--- START ---
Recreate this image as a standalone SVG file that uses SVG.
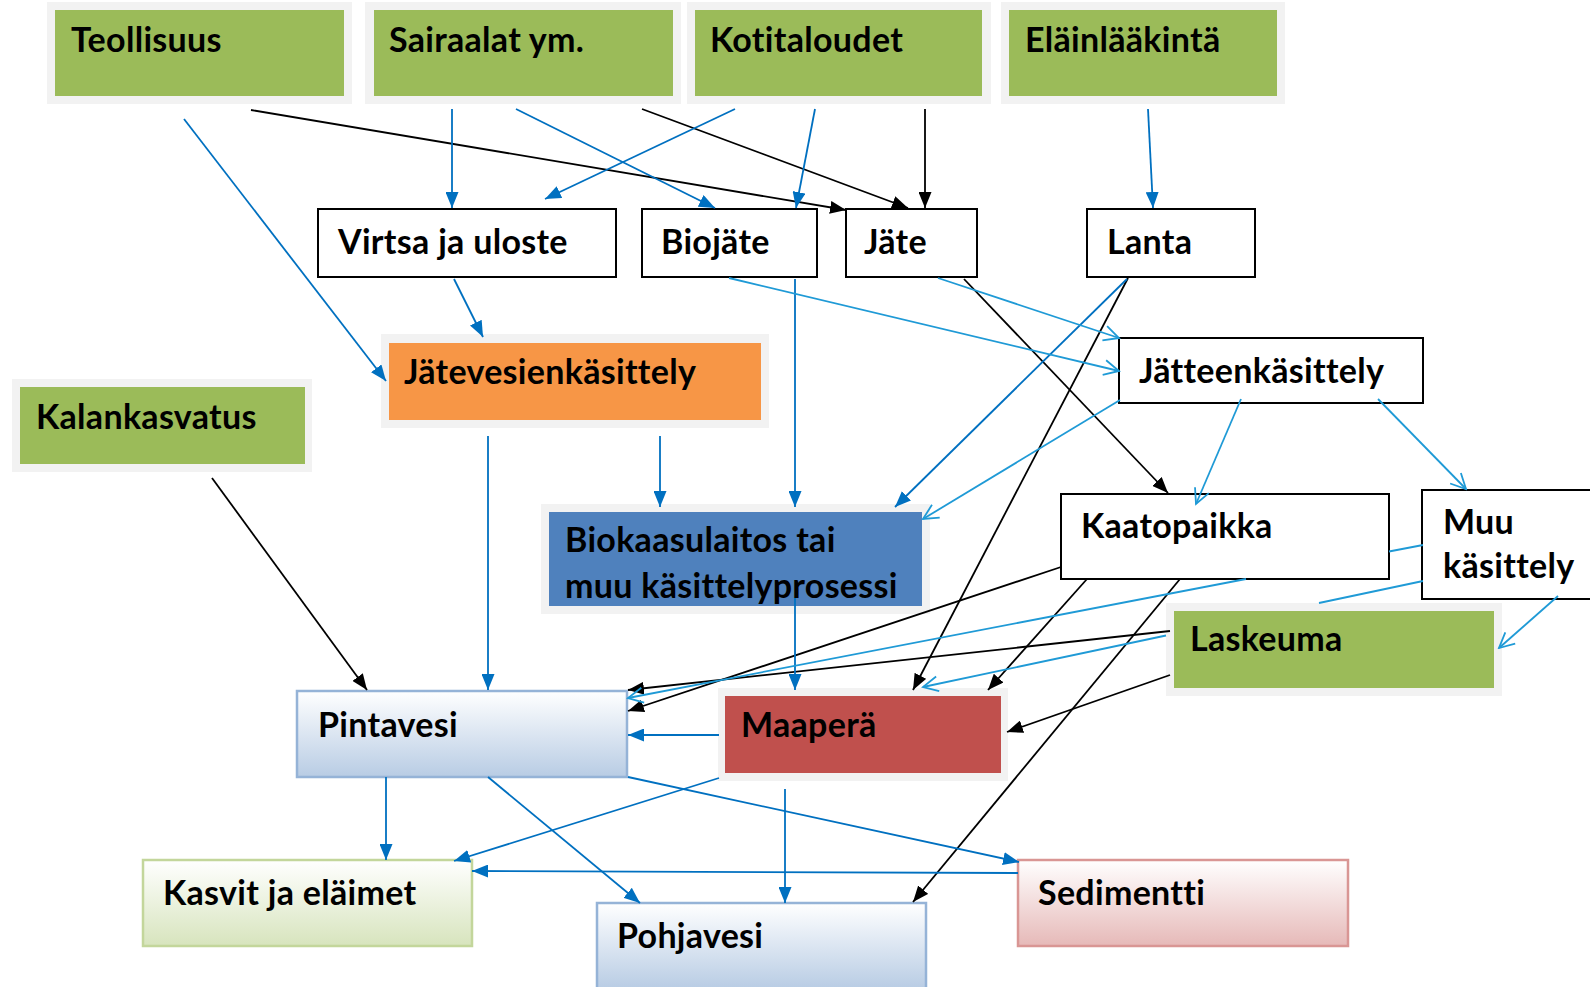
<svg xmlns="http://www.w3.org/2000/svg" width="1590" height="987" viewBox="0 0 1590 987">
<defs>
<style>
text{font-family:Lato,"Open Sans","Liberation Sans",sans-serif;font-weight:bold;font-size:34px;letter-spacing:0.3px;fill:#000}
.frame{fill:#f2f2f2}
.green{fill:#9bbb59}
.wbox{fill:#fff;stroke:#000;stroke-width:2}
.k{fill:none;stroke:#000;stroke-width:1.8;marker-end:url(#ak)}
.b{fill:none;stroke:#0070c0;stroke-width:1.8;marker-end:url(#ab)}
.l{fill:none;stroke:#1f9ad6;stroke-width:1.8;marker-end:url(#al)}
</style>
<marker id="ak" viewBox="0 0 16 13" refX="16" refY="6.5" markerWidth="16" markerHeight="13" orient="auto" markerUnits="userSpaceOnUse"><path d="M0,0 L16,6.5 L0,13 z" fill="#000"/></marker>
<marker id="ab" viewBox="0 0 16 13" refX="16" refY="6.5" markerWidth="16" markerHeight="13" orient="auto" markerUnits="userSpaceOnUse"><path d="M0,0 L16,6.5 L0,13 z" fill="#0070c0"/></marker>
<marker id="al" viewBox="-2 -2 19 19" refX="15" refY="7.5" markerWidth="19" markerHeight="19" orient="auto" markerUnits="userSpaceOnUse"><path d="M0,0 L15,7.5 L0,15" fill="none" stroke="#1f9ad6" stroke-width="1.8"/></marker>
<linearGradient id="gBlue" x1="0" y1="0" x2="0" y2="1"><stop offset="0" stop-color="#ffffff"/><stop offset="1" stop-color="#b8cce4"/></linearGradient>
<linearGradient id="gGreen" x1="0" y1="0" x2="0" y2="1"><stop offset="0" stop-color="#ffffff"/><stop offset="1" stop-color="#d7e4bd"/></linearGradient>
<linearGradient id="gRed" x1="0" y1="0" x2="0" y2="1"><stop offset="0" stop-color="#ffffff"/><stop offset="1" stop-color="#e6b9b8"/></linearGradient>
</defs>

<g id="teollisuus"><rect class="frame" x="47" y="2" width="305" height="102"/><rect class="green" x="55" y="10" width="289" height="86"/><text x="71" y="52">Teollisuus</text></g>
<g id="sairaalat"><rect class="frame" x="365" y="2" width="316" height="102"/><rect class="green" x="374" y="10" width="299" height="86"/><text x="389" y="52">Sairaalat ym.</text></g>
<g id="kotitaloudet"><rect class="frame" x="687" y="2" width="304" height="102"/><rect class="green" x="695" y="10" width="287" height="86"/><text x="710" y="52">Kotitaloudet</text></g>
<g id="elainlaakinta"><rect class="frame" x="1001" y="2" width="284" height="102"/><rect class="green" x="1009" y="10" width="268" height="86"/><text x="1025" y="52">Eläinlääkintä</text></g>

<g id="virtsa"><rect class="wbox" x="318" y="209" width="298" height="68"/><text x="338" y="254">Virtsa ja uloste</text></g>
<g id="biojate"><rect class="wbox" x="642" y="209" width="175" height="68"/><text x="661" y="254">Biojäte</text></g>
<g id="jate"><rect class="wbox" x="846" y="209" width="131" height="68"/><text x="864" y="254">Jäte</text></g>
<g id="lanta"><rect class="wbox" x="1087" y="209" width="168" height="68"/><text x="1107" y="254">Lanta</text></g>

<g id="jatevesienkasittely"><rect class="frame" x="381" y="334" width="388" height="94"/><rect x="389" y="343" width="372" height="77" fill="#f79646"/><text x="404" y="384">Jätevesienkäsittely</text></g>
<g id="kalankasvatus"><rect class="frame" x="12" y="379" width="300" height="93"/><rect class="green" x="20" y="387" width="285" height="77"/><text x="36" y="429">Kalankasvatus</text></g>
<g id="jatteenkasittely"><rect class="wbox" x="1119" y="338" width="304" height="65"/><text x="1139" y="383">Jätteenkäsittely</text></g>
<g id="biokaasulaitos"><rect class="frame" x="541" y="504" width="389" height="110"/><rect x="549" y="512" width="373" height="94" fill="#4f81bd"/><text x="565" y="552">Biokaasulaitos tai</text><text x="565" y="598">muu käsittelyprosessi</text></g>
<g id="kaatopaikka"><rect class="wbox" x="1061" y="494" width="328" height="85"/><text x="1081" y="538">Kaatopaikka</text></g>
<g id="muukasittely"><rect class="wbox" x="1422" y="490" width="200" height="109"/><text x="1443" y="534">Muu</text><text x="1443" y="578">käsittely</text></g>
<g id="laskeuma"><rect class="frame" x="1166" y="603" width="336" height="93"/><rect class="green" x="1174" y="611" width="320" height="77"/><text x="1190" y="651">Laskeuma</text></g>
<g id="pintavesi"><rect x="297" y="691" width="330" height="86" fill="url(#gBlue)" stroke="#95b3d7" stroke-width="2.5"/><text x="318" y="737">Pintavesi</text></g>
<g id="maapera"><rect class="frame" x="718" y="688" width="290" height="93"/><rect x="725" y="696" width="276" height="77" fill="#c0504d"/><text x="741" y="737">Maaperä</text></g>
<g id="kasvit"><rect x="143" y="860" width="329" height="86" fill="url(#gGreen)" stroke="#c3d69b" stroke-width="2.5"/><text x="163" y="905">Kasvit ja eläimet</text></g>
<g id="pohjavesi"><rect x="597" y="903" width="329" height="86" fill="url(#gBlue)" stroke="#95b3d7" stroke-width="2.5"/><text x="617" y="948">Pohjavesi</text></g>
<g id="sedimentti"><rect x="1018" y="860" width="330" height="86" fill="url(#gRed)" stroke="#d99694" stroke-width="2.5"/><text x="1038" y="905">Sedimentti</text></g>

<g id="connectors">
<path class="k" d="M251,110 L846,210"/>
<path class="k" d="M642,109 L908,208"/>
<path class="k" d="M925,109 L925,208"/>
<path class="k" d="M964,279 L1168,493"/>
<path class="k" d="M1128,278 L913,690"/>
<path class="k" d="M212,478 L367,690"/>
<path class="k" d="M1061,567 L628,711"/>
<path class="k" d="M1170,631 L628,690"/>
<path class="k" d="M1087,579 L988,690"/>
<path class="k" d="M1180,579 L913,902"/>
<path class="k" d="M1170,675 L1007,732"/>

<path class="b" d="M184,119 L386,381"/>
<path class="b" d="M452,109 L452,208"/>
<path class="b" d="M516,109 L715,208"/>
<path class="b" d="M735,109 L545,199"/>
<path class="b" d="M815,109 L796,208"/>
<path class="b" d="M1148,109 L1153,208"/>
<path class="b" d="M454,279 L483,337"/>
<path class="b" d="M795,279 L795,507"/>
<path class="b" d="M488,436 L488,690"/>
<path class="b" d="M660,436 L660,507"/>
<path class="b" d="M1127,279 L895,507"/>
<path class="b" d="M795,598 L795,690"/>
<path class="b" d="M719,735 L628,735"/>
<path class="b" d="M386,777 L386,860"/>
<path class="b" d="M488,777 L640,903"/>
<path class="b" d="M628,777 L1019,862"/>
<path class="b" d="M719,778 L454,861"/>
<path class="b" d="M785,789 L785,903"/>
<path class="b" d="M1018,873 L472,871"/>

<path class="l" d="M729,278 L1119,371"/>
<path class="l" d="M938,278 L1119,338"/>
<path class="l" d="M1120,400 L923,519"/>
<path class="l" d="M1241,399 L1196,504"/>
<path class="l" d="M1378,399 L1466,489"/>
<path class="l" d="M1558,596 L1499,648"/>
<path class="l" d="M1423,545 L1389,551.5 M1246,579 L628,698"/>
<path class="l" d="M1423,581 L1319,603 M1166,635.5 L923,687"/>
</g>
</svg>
--- END ---
■ Given task ■
Retype everything in the material word for word, minus pictures.

■ Written solution ■
Recreate this image as a standalone SVG file that uses SVG.
<svg xmlns="http://www.w3.org/2000/svg" width="1590" height="987" viewBox="0 0 1590 987">
<defs>
<style>
text{font-family:Lato,"Open Sans","Liberation Sans",sans-serif;font-weight:bold;font-size:34px;letter-spacing:0.3px;fill:#000}
.frame{fill:#f2f2f2}
.green{fill:#9bbb59}
.wbox{fill:#fff;stroke:#000;stroke-width:2}
.k{fill:none;stroke:#000;stroke-width:1.8;marker-end:url(#ak)}
.b{fill:none;stroke:#0070c0;stroke-width:1.8;marker-end:url(#ab)}
.l{fill:none;stroke:#1f9ad6;stroke-width:1.8;marker-end:url(#al)}
</style>
<marker id="ak" viewBox="0 0 16 13" refX="16" refY="6.5" markerWidth="16" markerHeight="13" orient="auto" markerUnits="userSpaceOnUse"><path d="M0,0 L16,6.5 L0,13 z" fill="#000"/></marker>
<marker id="ab" viewBox="0 0 16 13" refX="16" refY="6.5" markerWidth="16" markerHeight="13" orient="auto" markerUnits="userSpaceOnUse"><path d="M0,0 L16,6.5 L0,13 z" fill="#0070c0"/></marker>
<marker id="al" viewBox="-2 -2 19 19" refX="15" refY="7.5" markerWidth="19" markerHeight="19" orient="auto" markerUnits="userSpaceOnUse"><path d="M0,0 L15,7.5 L0,15" fill="none" stroke="#1f9ad6" stroke-width="1.8"/></marker>
<linearGradient id="gBlue" x1="0" y1="0" x2="0" y2="1"><stop offset="0" stop-color="#ffffff"/><stop offset="1" stop-color="#b8cce4"/></linearGradient>
<linearGradient id="gGreen" x1="0" y1="0" x2="0" y2="1"><stop offset="0" stop-color="#ffffff"/><stop offset="1" stop-color="#d7e4bd"/></linearGradient>
<linearGradient id="gRed" x1="0" y1="0" x2="0" y2="1"><stop offset="0" stop-color="#ffffff"/><stop offset="1" stop-color="#e6b9b8"/></linearGradient>
</defs>

<g id="teollisuus"><rect class="frame" x="47" y="2" width="305" height="102"/><rect class="green" x="55" y="10" width="289" height="86"/><text x="71" y="52">Teollisuus</text></g>
<g id="sairaalat"><rect class="frame" x="365" y="2" width="316" height="102"/><rect class="green" x="374" y="10" width="299" height="86"/><text x="389" y="52">Sairaalat ym.</text></g>
<g id="kotitaloudet"><rect class="frame" x="687" y="2" width="304" height="102"/><rect class="green" x="695" y="10" width="287" height="86"/><text x="710" y="52">Kotitaloudet</text></g>
<g id="elainlaakinta"><rect class="frame" x="1001" y="2" width="284" height="102"/><rect class="green" x="1009" y="10" width="268" height="86"/><text x="1025" y="52">Eläinlääkintä</text></g>

<g id="virtsa"><rect class="wbox" x="318" y="209" width="298" height="68"/><text x="338" y="254">Virtsa ja uloste</text></g>
<g id="biojate"><rect class="wbox" x="642" y="209" width="175" height="68"/><text x="661" y="254">Biojäte</text></g>
<g id="jate"><rect class="wbox" x="846" y="209" width="131" height="68"/><text x="864" y="254">Jäte</text></g>
<g id="lanta"><rect class="wbox" x="1087" y="209" width="168" height="68"/><text x="1107" y="254">Lanta</text></g>

<g id="jatevesienkasittely"><rect class="frame" x="381" y="334" width="388" height="94"/><rect x="389" y="343" width="372" height="77" fill="#f79646"/><text x="404" y="384">Jätevesienkäsittely</text></g>
<g id="kalankasvatus"><rect class="frame" x="12" y="379" width="300" height="93"/><rect class="green" x="20" y="387" width="285" height="77"/><text x="36" y="429">Kalankasvatus</text></g>
<g id="jatteenkasittely"><rect class="wbox" x="1119" y="338" width="304" height="65"/><text x="1139" y="383">Jätteenkäsittely</text></g>
<g id="biokaasulaitos"><rect class="frame" x="541" y="504" width="389" height="110"/><rect x="549" y="512" width="373" height="94" fill="#4f81bd"/><text x="565" y="552">Biokaasulaitos tai</text><text x="565" y="598">muu käsittelyprosessi</text></g>
<g id="kaatopaikka"><rect class="wbox" x="1061" y="494" width="328" height="85"/><text x="1081" y="538">Kaatopaikka</text></g>
<g id="muukasittely"><rect class="wbox" x="1422" y="490" width="200" height="109"/><text x="1443" y="534">Muu</text><text x="1443" y="578">käsittely</text></g>
<g id="laskeuma"><rect class="frame" x="1166" y="603" width="336" height="93"/><rect class="green" x="1174" y="611" width="320" height="77"/><text x="1190" y="651">Laskeuma</text></g>
<g id="pintavesi"><rect x="297" y="691" width="330" height="86" fill="url(#gBlue)" stroke="#95b3d7" stroke-width="2.5"/><text x="318" y="737">Pintavesi</text></g>
<g id="maapera"><rect class="frame" x="718" y="688" width="290" height="93"/><rect x="725" y="696" width="276" height="77" fill="#c0504d"/><text x="741" y="737">Maaperä</text></g>
<g id="kasvit"><rect x="143" y="860" width="329" height="86" fill="url(#gGreen)" stroke="#c3d69b" stroke-width="2.5"/><text x="163" y="905">Kasvit ja eläimet</text></g>
<g id="pohjavesi"><rect x="597" y="903" width="329" height="86" fill="url(#gBlue)" stroke="#95b3d7" stroke-width="2.5"/><text x="617" y="948">Pohjavesi</text></g>
<g id="sedimentti"><rect x="1018" y="860" width="330" height="86" fill="url(#gRed)" stroke="#d99694" stroke-width="2.5"/><text x="1038" y="905">Sedimentti</text></g>

<g id="connectors">
<path class="k" d="M251,110 L846,210"/>
<path class="k" d="M642,109 L908,208"/>
<path class="k" d="M925,109 L925,208"/>
<path class="k" d="M964,279 L1168,493"/>
<path class="k" d="M1128,278 L913,690"/>
<path class="k" d="M212,478 L367,690"/>
<path class="k" d="M1061,567 L628,711"/>
<path class="k" d="M1170,631 L628,690"/>
<path class="k" d="M1087,579 L988,690"/>
<path class="k" d="M1180,579 L913,902"/>
<path class="k" d="M1170,675 L1007,732"/>

<path class="b" d="M184,119 L386,381"/>
<path class="b" d="M452,109 L452,208"/>
<path class="b" d="M516,109 L715,208"/>
<path class="b" d="M735,109 L545,199"/>
<path class="b" d="M815,109 L796,208"/>
<path class="b" d="M1148,109 L1153,208"/>
<path class="b" d="M454,279 L483,337"/>
<path class="b" d="M795,279 L795,507"/>
<path class="b" d="M488,436 L488,690"/>
<path class="b" d="M660,436 L660,507"/>
<path class="b" d="M1127,279 L895,507"/>
<path class="b" d="M795,598 L795,690"/>
<path class="b" d="M719,735 L628,735"/>
<path class="b" d="M386,777 L386,860"/>
<path class="b" d="M488,777 L640,903"/>
<path class="b" d="M628,777 L1019,862"/>
<path class="b" d="M719,778 L454,861"/>
<path class="b" d="M785,789 L785,903"/>
<path class="b" d="M1018,873 L472,871"/>

<path class="l" d="M729,278 L1119,371"/>
<path class="l" d="M938,278 L1119,338"/>
<path class="l" d="M1120,400 L923,519"/>
<path class="l" d="M1241,399 L1196,504"/>
<path class="l" d="M1378,399 L1466,489"/>
<path class="l" d="M1558,596 L1499,648"/>
<path class="l" d="M1423,545 L1389,551.5 M1246,579 L628,698"/>
<path class="l" d="M1423,581 L1319,603 M1166,635.5 L923,687"/>
</g>
</svg>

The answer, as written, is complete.